Quer dizer, não se pode ofender, criticar ou mesmo xingar pessoas públicas, pois, por algum motivo especial, são incriticáveis. Logo elas, as pessoas públicas, que, no Brasil, são alvos até de marchinhas de Carnaval, tamanha repulsa que o povo tem da maioria delas. Chamar uma pessoa pública de idiota, o que deve ser o mais comum no Brasil, é passível de processo e indenização por danos morais, sabe lá, Deus, que danos seriam esses.
É de se ter como estabelecido que nenhuma pessoa pública é idiota, o que é um raciocínio idiota em si. Idiota, diz o dicionário: diz-se de ou pessoa que carece de inteligência, de discernimento; tolo, ignorante, estúpido. Pela decisão, nenhuma pessoa pública carece de inteligência, nenhuma delas é ignorante ou estúpido. Pensar que nenhuma pessoa pública é idiota é um pensamento idiota.

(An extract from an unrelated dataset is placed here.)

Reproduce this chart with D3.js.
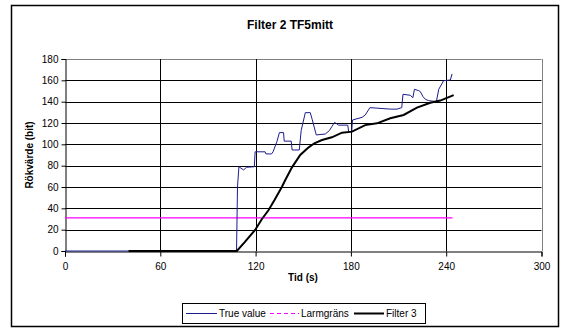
<!DOCTYPE html>
<html><head><meta charset="utf-8">
<script src="https://cdn.jsdelivr.net/npm/d3@7"></script>
<style>body{margin:0;background:#fff}svg{display:block;font-family:"Liberation Sans",Arial,sans-serif}</style>
</head><body><div id="chart"></div>
<script>
const title = "Filter 2 TF5mitt";
const xLabel = "Tid (s)";
const yLabel = "Rökvärde (bit)";
const xTicks = [0, 60, 120, 180, 240, 300];
const yTicks = [0, 20, 40, 60, 80, 100, 120, 140, 160, 180];
const seriesNames = ["True value", "Larmgräns", "Filter 3"];
const seriesColors = ["#1c1c8c", "#ff00ff", "#000000"];

// True value (time s, value)
const trueTime  = [0,108,108.6,109.5,112.4,114.3,119.2,119.7,126,126.5,130,131,133.4,135,137.6,138,142.4,143,147.5,148.7,151.3,154.4,155.6,158.2,163.9,166.4,168,169.7,172.3,178,178.6,180.5,181,187,189,192,205,209,212,212.8,217.4,219,220,222.7,223.7,225.4,226.9,229,233.8,235.3,238.4,242.6,243.7];
const trueValue = [0,0,60,79,76,78.5,79,93,93,91,91,93,102.5,111,111,103,103,94.7,94.7,113,129.7,129.7,123.5,108.8,109.7,112.8,116.6,120.6,118,118,111.9,111.9,122.8,125.3,127.5,134.4,133,133,134.4,146.9,146,143.7,151.6,150.3,149.4,144.7,142.2,141,140,151.6,159.7,160.3,166];

// Larmgräns
const alarmTime  = [0, 244];
const alarmValue = [31, 31];

// Filter 3
const filtTime  = [40,108.2,113,119.7,124,128.2,132,136.6,138.7,142.9,148.1,153.4,157,161.8,168,174.4,180.7,189,196.4,204.8,213.2,221.6,230,236.3,244.7];
const filtValue = [0,0,8,19.7,30,38.4,48,60.3,66.6,78.4,90,97.2,101,104,106.6,110.9,111.9,118,119.7,124.4,127.5,134.4,139,141,146.2];

const W = 561, H = 329;
const svg = d3.select("#chart").append("svg").attr("width", W).attr("height", H);

// outer chart border
svg.append("rect").attr("x", 11.5).attr("y", 5.5).attr("width", 547).attr("height", 321)
  .attr("fill", "#fff").attr("stroke", "#000").attr("stroke-width", 1.5);

const x = d3.scaleLinear().domain([0, 300]).range([65, 541.5]);
const y = d3.scaleLinear().domain([0, 180]).range([251, 59]);

const g = svg.append("g");
// horizontal gridlines
g.selectAll(".hg").data(yTicks.filter(v => v > 0)).enter().append("line")
  .attr("x1", x(0)).attr("x2", x(300))
  .attr("y1", d => Math.round(y(d)) + 0.5).attr("y2", d => Math.round(y(d)) + 0.5)
  .attr("stroke", d => d === 180 ? "#808080" : "#000").attr("stroke-width", 1);
// vertical gridlines
g.selectAll(".vg").data(xTicks.filter(v => v > 0)).enter().append("line")
  .attr("y1", y(0)).attr("y2", y(180))
  .attr("x1", d => Math.round(x(d)) + 0.5).attr("x2", d => Math.round(x(d)) + 0.5)
  .attr("stroke", d => d === 300 ? "#808080" : "#000").attr("stroke-width", 1);

// axes
const yAxis = d3.axisLeft(y).tickValues(yTicks).tickSize(4).tickPadding(3);
const xAxis = d3.axisBottom(x).tickValues(xTicks).tickSize(5).tickPadding(6);
const ya = svg.append("g").attr("transform", `translate(${Math.round(x(0)) + 0.5},0)`).call(yAxis);
const xa = svg.append("g").attr("transform", `translate(0,${Math.round(y(0)) + 0.5})`).call(xAxis);
[ya, xa].forEach(a => {
  a.select(".domain").attr("stroke", "#000");
  a.selectAll(".tick line").attr("stroke", "#000");
  a.selectAll("text").attr("font-family", "Liberation Sans, Arial, sans-serif").attr("font-size", 10).attr("fill", "#000");
});

// lines
const line = d3.line().x(d => x(d[0])).y(d => y(d[1]));
const alarm = alarmTime.map((t, i) => [t, alarmValue[i]]);
const truth = trueTime.map((t, i) => [t, trueValue[i]]);
const filt = filtTime.map((t, i) => [t, filtValue[i]]);
svg.append("path").datum(alarm).attr("d", line).attr("fill", "none").attr("stroke", seriesColors[1]).attr("stroke-width", 1.2);
svg.append("path").datum(truth).attr("d", line).attr("fill", "none").attr("stroke", seriesColors[0]).attr("stroke-width", 1);
svg.append("path").datum(filt).attr("d", line).attr("fill", "none").attr("stroke", seriesColors[2]).attr("stroke-width", 2);

// titles
svg.append("text").attr("x", 290).attr("y", 29).attr("text-anchor", "middle")
  .attr("font-size", 12).attr("font-weight", "bold").text(title);
svg.append("text").attr("x", 303).attr("y", 281).attr("text-anchor", "middle")
  .attr("font-size", 10).attr("font-weight", "bold").text(xLabel);
svg.append("text").attr("transform", "translate(33,155) rotate(-90)").attr("text-anchor", "middle")
  .attr("font-size", 10).attr("font-weight", "bold").text(yLabel);

// legend
const lg = svg.append("g");
lg.append("rect").attr("x", 182.5).attr("y", 303.5).attr("width", 243).attr("height", 20)
  .attr("fill", "#fff").attr("stroke", "#000").attr("stroke-width", 1);
const items = [
  {x1: 186, x2: 217, tx: 219, dash: null, w: 1},
  {x1: 270, x2: 299, tx: 301, dash: "4,3", w: 1.2},
  {x1: 354, x2: 384, tx: 386, dash: null, w: 2}
];
items.forEach((it, i) => {
  const l = lg.append("line").attr("x1", it.x1).attr("x2", it.x2).attr("y1", 313.5).attr("y2", 313.5)
    .attr("stroke", seriesColors[i]).attr("stroke-width", it.w);
  if (it.dash) l.attr("stroke-dasharray", it.dash);
  lg.append("text").attr("x", it.tx).attr("y", 317).attr("font-size", 10).text(seriesNames[i]);
});
</script></body></html>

Na realidade, o que está sendo estabelecido aos poucos pela justiça é a censura, o que é e sempre foi uma política fundamental para a direita. Boa parte da repressão da ditadura militar se deu na base do que poderia ou não ser dito. Mas atualmente isto está acontecendo com um amplo apoio da esquerda pequeno-burguesa, que tirou como política principal defender que as pessoas falem ou sejam proibidas de falar algumas palavras. O que é uma política, com o perdão da justiça brasileira, idiota.
Quando uma pessoa é proibida de falar uma palavra, de expressar seu pensamento sobre um fato ou alguém, por mais benéficas que possam parecer as razões, o que se realiza é a censura pura e simples.

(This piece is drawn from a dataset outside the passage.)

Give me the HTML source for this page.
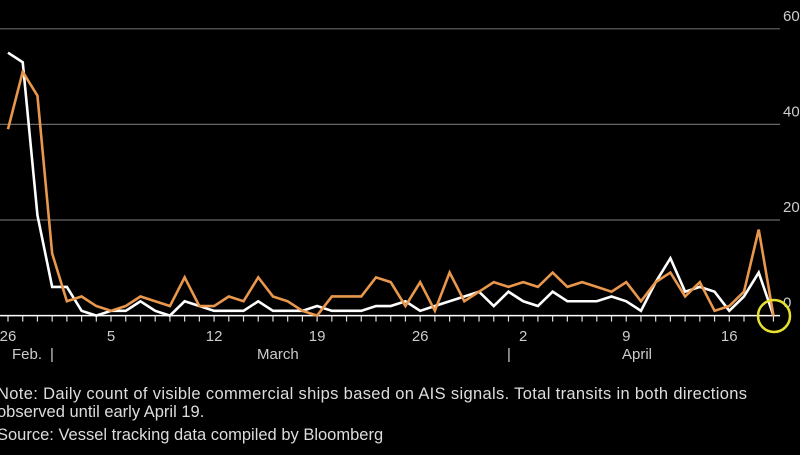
<!DOCTYPE html>
<html><head><meta charset="utf-8"><style>
body{margin:0;background:#000;width:800px;height:450px;overflow:hidden;font-family:"Liberation Sans",sans-serif}
svg text{font-family:"Liberation Sans",sans-serif}
</style></head><body>
<svg id="c" width="800" height="450" viewBox="0 0 800 450" xmlns="http://www.w3.org/2000/svg">
<g id="grid"></g><g id="ticks"></g><g id="series"></g>
<text x="12" y="359" fill="#ccc" font-size="15">Feb.</text>
<text x="50" y="359" fill="#ccc" font-size="15">|</text>
<text x="257" y="359" fill="#ccc" font-size="15">March</text>
<text x="507" y="359" fill="#ccc" font-size="15">|</text>
<text x="622" y="359" fill="#ccc" font-size="15">April</text>
<circle cx="774" cy="316" r="16" fill="none" stroke="#e6e030" stroke-width="2.5"/>
<text x="-3" y="399" fill="#ddd" font-size="16.5" textLength="750">Note: Daily count of visible commercial ships based on AIS signals. Total transits in both directions</text>
<text x="-3" y="417" fill="#ddd" font-size="16.5">observed until early April 19.</text>
<text x="-3" y="440" fill="#ddd" font-size="16.5">Source: Vessel tracking data compiled by Bloomberg</text>
<text x="718" y="462" fill="#fff" font-size="16" font-weight="bold">Bloomberg</text>
</svg>
<script>
const whiteValues=[55,53,21,6,6,1,0,1,1,3,1,0,3,2,1,1,1,3,1,1,1,2,1,1,1,2,2,3,1,2,3,4,5,2,5,3,2,5,3,3,3,4,3,1,7,12,5,6,5,1,4,9,0];
const orangeValues=[39,51,46,13,3,4,2,1,2,4,3,2,8,2,2,4,3,8,4,3,1,0,4,4,4,8,7,2,7,1,9,3,5,7,6,7,6,9,6,7,6,5,7,3,7,9,4,7,1,2,5,18,0];
const yTicks=[0,20,40,60];
const xTickLabels=["26","5","12","19","26","2","9","16"];
const xTickDays=[0,7,14,21,28,35,42,49];
const NS="http://www.w3.org/2000/svg";
const x=i=>8+i*14.72;
const y=v=>315.6-v*4.78;
const grid=document.getElementById('grid'),ticks=document.getElementById('ticks'),series=document.getElementById('series');
function mk(tag,attrs,parent){const e=document.createElementNS(NS,tag);for(const k in attrs)e.setAttribute(k,attrs[k]);parent.appendChild(e);return e;}
yTicks.forEach(v=>{
  if(v>0){const l=mk('line',{x1:0,x2:780,y1:y(v),y2:y(v),stroke:'#666','stroke-width':1.2},grid);
  
  }
  const t=mk('text',{x:783,y:y(v)-8,fill:'#ccc','font-size':15},grid);t.textContent=v;
  
  
});
const base=mk('line',{x1:0,x2:780,y1:y(0),y2:y(0),stroke:'#fff','stroke-width':1.5},ticks);


for(let i=0;i<whiteValues.length;i++){
  const tk=mk('line',{x1:x(i),x2:x(i),y1:y(0),y2:y(0)+6,stroke:'#ddd','stroke-width':1.2},ticks);
  
  
}
xTickLabels.forEach((s,k)=>{
  const t=mk('text',{x:x(xTickDays[k]),y:341,fill:'#ccc','font-size':15,'text-anchor':'middle'},ticks);t.textContent=s;
  
  
});
function line(vals,color,name){
  const p=mk('polyline',{points:vals.map((v,i)=>x(i)+','+y(v)).join(' '),fill:'none',stroke:color,'stroke-width':2.6,'stroke-linejoin':'miter'},series);
  
  
}
line(whiteValues,'#ffffff','white-series-line');
line(orangeValues,'#e8974c','orange-series-line');
</script>
</body></html>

Em primeiro lugar, não existe, e nem deveria existir, um moderador da consciência alheia. Alguém que possa impedir o que outra pessoa deve ou não ouvir, deve ou não ler. É absurdo e mesmo idiota achar que haveria alguém tão reverendíssimo assim, tão santo, tão elevado.
Em segundo lugar vale a máxima nacional: chumbo trocado não dói. Se uma pessoa se sentiu ofendida por algo dito ou escrito, resta, se assim o quiser, devolver a ofensa, em igual ou maior grau. Ou exercer o direito de resposta, como está previsto em lei, se assim preferir.
Agora determinar uma indenização milionária em razão de algo que foi dito é completamente autoritário, especialmente porque quem vai obrigar a fazer ou não fazer tal coisa é o estado, o Poder Judiciário, que, até onde se sabe não está nas mãos dos trabalhadores, ao contrário do que algumas pessoas pensam especialmente em relação ao Supremo Tribunal Federal.
A liberdade de expressão deve ser irrestrita, sem qualquer limitação, posto que é uma arma fundamental para qualquer pessoa ou organização que esteja lutando contra o regime. Sem ela, todos os demais direitos democráticos não passam de uma ficção. Se expressar é o primeiro passo para organizar qualquer luta, para reivindicar qualquer coisa que seja.